## Stated exercise
Set the lines down again exactly, first line through the line that contains "itd_mid_a = itd_mid[:-1]", with no pictures.

## Information supplied
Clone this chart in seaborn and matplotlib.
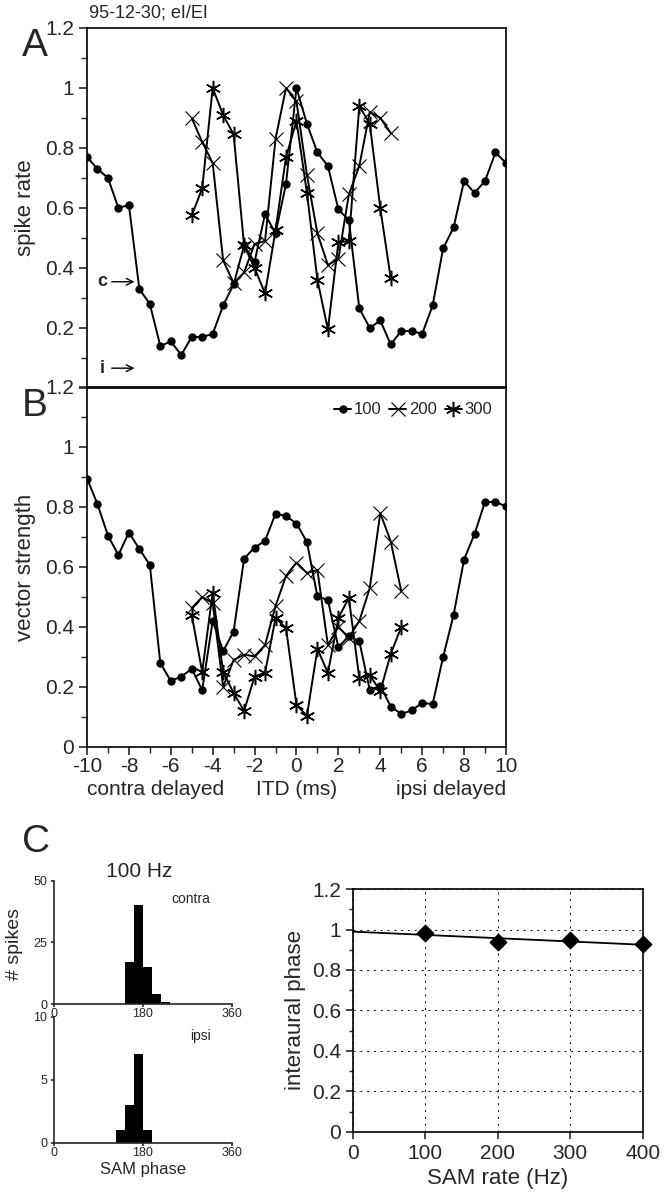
import numpy as np
import pandas as pd
import matplotlib
matplotlib.use('Agg')
import matplotlib.pyplot as plt
from matplotlib.ticker import MultipleLocator, FuncFormatter
import seaborn as sns

# ITD grid (ms)
itd_full = [-10, -9.5, -9, -8.5, -8, -7.5, -7, -6.5, -6, -5.5, -5, -4.5, -4, -3.5, -3,
            -2.5, -2, -1.5, -1, -0.5, 0, 0.5, 1, 1.5, 2, 2.5, 3, 3.5, 4, 4.5, 5,
            5.5, 6, 6.5, 7, 7.5, 8, 8.5, 9, 9.5, 10]
itd_mid = [-5, -4.5, -4, -3.5, -3, -2.5, -2, -1.5, -1, -0.5, 0,
           0.5, 1, 1.5, 2, 2.5, 3, 3.5, 4, 4.5, 5]
itd_mid_a = itd_mid[:-1]  # panel A 200/300 Hz stop at 4.5

# Panel A: spike rate
rate_100 = [0.77, 0.73, 0.70, 0.60, 0.61, 0.33, 0.28, 0.14, 0.155, 0.11, 0.17,
            0.17, 0.18, 0.275, 0.345, 0.475, 0.42, 0.58, 0.515, 0.68, 1.0,
            0.88, 0.785, 0.74, 0.595, 0.56, 0.265, 0.20, 0.225, 0.145, 0.19,
            0.19, 0.18, 0.275, 0.465, 0.535, 0.69, 0.65, 0.69, 0.785, 0.75]
rate_200 = [0.90, 0.82, 0.75, 0.425, 0.35, 0.385, 0.48, 0.49, 0.83, 1.0,
            0.955, 0.71, 0.515, 0.41, 0.43, 0.645, 0.74, 0.92, 0.90, 0.85]
rate_300 = [0.575, 0.665, 1.0, 0.91, 0.845, 0.475, 0.40, 0.315, 0.525, 0.77,
            0.89, 0.65, 0.36, 0.195, 0.485, 0.49, 0.94, 0.88, 0.60, 0.365]

# Panel B: vector strength
vs_100 = [0.895, 0.81, 0.705, 0.64, 0.715, 0.66, 0.607, 0.28, 0.22, 0.235, 0.26,
          0.19, 0.42, 0.32, 0.385, 0.628, 0.665, 0.687, 0.778, 0.77, 0.745,
          0.683, 0.502, 0.49, 0.333, 0.37, 0.352, 0.19, 0.204, 0.135, 0.11,
          0.122, 0.147, 0.143, 0.30, 0.44, 0.625, 0.71, 0.817, 0.817, 0.802]
vs_200 = [0.463, 0.50, 0.48, 0.20, 0.29, 0.308, 0.302, 0.34, 0.47, 0.57, 0.615,
          0.58, 0.59, 0.34, 0.40, 0.365, 0.42, 0.53, 0.78, 0.685, 0.52]
vs_300 = [0.44, 0.25, 0.515, 0.25, 0.18, 0.12, 0.235, 0.247, 0.43, 0.397, 0.14,
          0.104, 0.327, 0.247, 0.43, 0.497, 0.23, 0.24, 0.186, 0.31, 0.40]

# Panel C: phase histograms (18 deg bins) at 100 Hz
contra_centers = [153, 171, 189, 207, 225]
contra_counts = [17, 40, 15, 4, 1]
ipsi_centers = [135, 153, 171, 189]
ipsi_counts = [1, 3, 7, 1]

# Panel C: interaural phase vs SAM rate
sam_rate = [100, 200, 300, 400]
ia_phase = [0.985, 0.937, 0.946, 0.928]

sns.set_theme(style="ticks")
plt.rcParams['font.family'] = ['Liberation Sans', 'DejaVu Sans']
plt.rcParams['axes.linewidth'] = 1.2
plt.rcParams['axes.facecolor'] = 'none'
plt.rcParams['xtick.major.width'] = 1.2
plt.rcParams['ytick.major.width'] = 1.2
plt.rcParams['xtick.minor.width'] = 1.0
plt.rcParams['ytick.minor.width'] = 1.0

fig = plt.figure(figsize=(6.66, 12), dpi=100)

styles = {
    '100': dict(marker='o', markersize=5, markeredgewidth=1, markerfacecolor='black'),
    '200': dict(marker='x', markersize=10, markeredgewidth=0.8),
    '300': dict(marker=(6, 2, 0), markersize=11, markeredgewidth=1.1),
}


def draw(ax, x, y, key, label=None):
    sns.lineplot(x=x, y=y, ax=ax, color='black', lw=1.4, markeredgecolor='black',
                 label=label, legend=False, **styles[key])


fmt = FuncFormatter(lambda v, p: f"{v:g}")


def itd_axis(ax, hide_zero):
    ax.set_xlim(-10, 10)
    ax.set_ylim(0, 1.2)
    ax.yaxis.set_major_locator(MultipleLocator(0.2))
    ax.yaxis.set_minor_locator(MultipleLocator(0.1))
    if hide_zero:
        ax.yaxis.set_major_formatter(FuncFormatter(lambda v, p: "" if abs(v) < 1e-9 else f"{v:g}"))
    else:
        ax.yaxis.set_major_formatter(fmt)
    ax.tick_params(axis='y', which='major', direction='out', length=6, labelsize=15)
    ax.tick_params(axis='y', which='minor', direction='out', length=4)
    for s in ax.spines.values():
        s.set_visible(True)
        s.set_linewidth(1.2)
        s.set_color('black')


# ---------- Panel A ----------
axA = fig.add_axes([0.1306, 0.6767, 0.6291, 0.30])
draw(axA, itd_full, rate_100, '100')
draw(axA, itd_mid_a, rate_200, '200')
draw(axA, itd_mid_a, rate_300, '300')
itd_axis(axA, hide_zero=True)
axA.tick_params(axis='x', which='both', bottom=False, labelbottom=False)
axA.set_xlabel("")
axA.set_ylabel("spike rate", fontsize=16, labelpad=6)

for lab, yv in [("c", 0.354), ("i", 0.066)]:
    axA.text(-9.25, yv, lab, fontsize=13, fontweight='bold', ha='center', va='center')
    axA.annotate("", xy=(-7.6, yv), xytext=(-8.95, yv),
                 arrowprops=dict(arrowstyle='->', lw=1.0, color='black'))

fig.text(0.133, 0.982, "95-12-30; eI/EI", fontsize=13, ha='left', va='bottom')
fig.text(0.033, 0.962, "A", fontsize=28, ha='left', va='center')

# ---------- Panel B ----------
axB = fig.add_axes([0.1306, 0.3775, 0.6291, 0.30])
draw(axB, itd_full, vs_100, '100', '100')
draw(axB, itd_mid, vs_200, '200', '200')
draw(axB, itd_mid, vs_300, '300', '300')
itd_axis(axB, hide_zero=False)
axB.xaxis.set_major_locator(MultipleLocator(2))
axB.xaxis.set_minor_locator(MultipleLocator(1))
axB.xaxis.set_major_formatter(fmt)
axB.tick_params(axis='x', which='major', direction='out', length=6, labelsize=15, pad=1)
axB.tick_params(axis='x', which='minor', direction='out', length=4)
axB.set_xlabel("")
axB.set_ylabel("vector strength", fontsize=16, labelpad=6)
handles, labels = axB.get_legend_handles_labels()
axB.legend(handles, labels, loc='upper right', ncol=3, frameon=False, fontsize=12,
           handlelength=1.0, handletextpad=0.15, columnspacing=0.5,
           borderaxespad=0.2, bbox_to_anchor=(0.99, 0.985))
axB.text(0.0, -0.118, "contra delayed", transform=axB.transAxes, fontsize=15, ha='left', va='center')
axB.text(0.5, -0.118, "ITD (ms)", transform=axB.transAxes, fontsize=15, ha='center', va='center')
axB.text(1.0, -0.118, "ipsi delayed", transform=axB.transAxes, fontsize=15, ha='right', va='center')
fig.text(0.033, 0.662, "B", fontsize=28, ha='left', va='center')

# ---------- Panel C: histograms ----------
fig.text(0.033, 0.298, "C", fontsize=28, ha='left', va='center')

axH1 = fig.add_axes([0.081, 0.1633, 0.267, 0.1027])
axH2 = fig.add_axes([0.081, 0.0478, 0.267, 0.1050])
edges = list(range(0, 361, 18))
for ax, cen, cnt, top, mid, tag in [(axH1, contra_centers, contra_counts, 50, 25, "contra"),
                                     (axH2, ipsi_centers, ipsi_counts, 10, 5, "ipsi")]:
    hist_df = pd.DataFrame({"phase": cen, "count": cnt})
    sns.histplot(data=hist_df, x="phase", weights="count", bins=edges, ax=ax,
                 color='black', edgecolor='black', linewidth=0, alpha=1)
    ax.set_xlim(0, 360)
    ax.set_ylim(0, top)
    ax.set_xticks([0, 180, 360])
    ax.set_yticks([0, mid, top])
    ax.tick_params(axis='x', labelsize=9, length=2, pad=1)
    ax.tick_params(axis='y', labelsize=9, length=2, pad=3)
    ax.spines['top'].set_visible(False)
    ax.spines['right'].set_visible(False)
    ax.set_xlabel("")
    ax.set_ylabel("")
    ax.text(0.88, 0.85, tag, transform=ax.transAxes, fontsize=10, ha='right', va='center',
            family=['Liberation Sans Narrow', 'Liberation Sans', 'DejaVu Sans'])
axH1.set_title("100 Hz", fontsize=15, pad=2, x=0.48)
axH2.set_xlabel("SAM phase", fontsize=12, labelpad=2)
fig.text(0.022, 0.213, "# spikes", fontsize=14, rotation=90, ha='center', va='center')

# ---------- Panel C: interaural phase ----------
axR = fig.add_axes([0.530, 0.0569, 0.435, 0.2022])
axR.set_xlim(0, 400)
axR.set_ylim(0, 1.2)
sns.regplot(x=sam_rate, y=ia_phase, ax=axR, ci=None, truncate=False, marker='D',
            color='black', scatter_kws=dict(s=70, alpha=1, clip_on=False, zorder=4),
            line_kws=dict(lw=1.3))
axR.set_xlim(0, 400)
axR.set_ylim(0, 1.2)
axR.xaxis.set_major_locator(MultipleLocator(100))
axR.yaxis.set_major_locator(MultipleLocator(0.2))
axR.yaxis.set_minor_locator(MultipleLocator(0.1))
axR.yaxis.set_major_formatter(fmt)
axR.grid(True, which='major', color='black', lw=0.7, ls=(0, (2, 5)))
axR.tick_params(axis='both', which='major', direction='out', length=5, labelsize=15)
axR.tick_params(axis='y', which='minor', direction='out', length=3)
for s in axR.spines.values():
    s.set_visible(True)
    s.set_linewidth(1.2)
    s.set_color('black')
axR.set_xlabel("SAM rate (Hz)", fontsize=16)
axR.set_ylabel("interaural phase", fontsize=16)

fig.savefig("out.png", dpi=100)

## Written response
Clone this chart in seaborn and matplotlib.
import numpy as np
import pandas as pd
import matplotlib
matplotlib.use('Agg')
import matplotlib.pyplot as plt
from matplotlib.ticker import MultipleLocator, FuncFormatter
import seaborn as sns

# ITD grid (ms)
itd_full = [-10, -9.5, -9, -8.5, -8, -7.5, -7, -6.5, -6, -5.5, -5, -4.5, -4, -3.5, -3,
            -2.5, -2, -1.5, -1, -0.5, 0, 0.5, 1, 1.5, 2, 2.5, 3, 3.5, 4, 4.5, 5,
            5.5, 6, 6.5, 7, 7.5, 8, 8.5, 9, 9.5, 10]
itd_mid = [-5, -4.5, -4, -3.5, -3, -2.5, -2, -1.5, -1, -0.5, 0,
           0.5, 1, 1.5, 2, 2.5, 3, 3.5, 4, 4.5, 5]
itd_mid_a = itd_mid[:-1]  # panel A 200/300 Hz stop at 4.5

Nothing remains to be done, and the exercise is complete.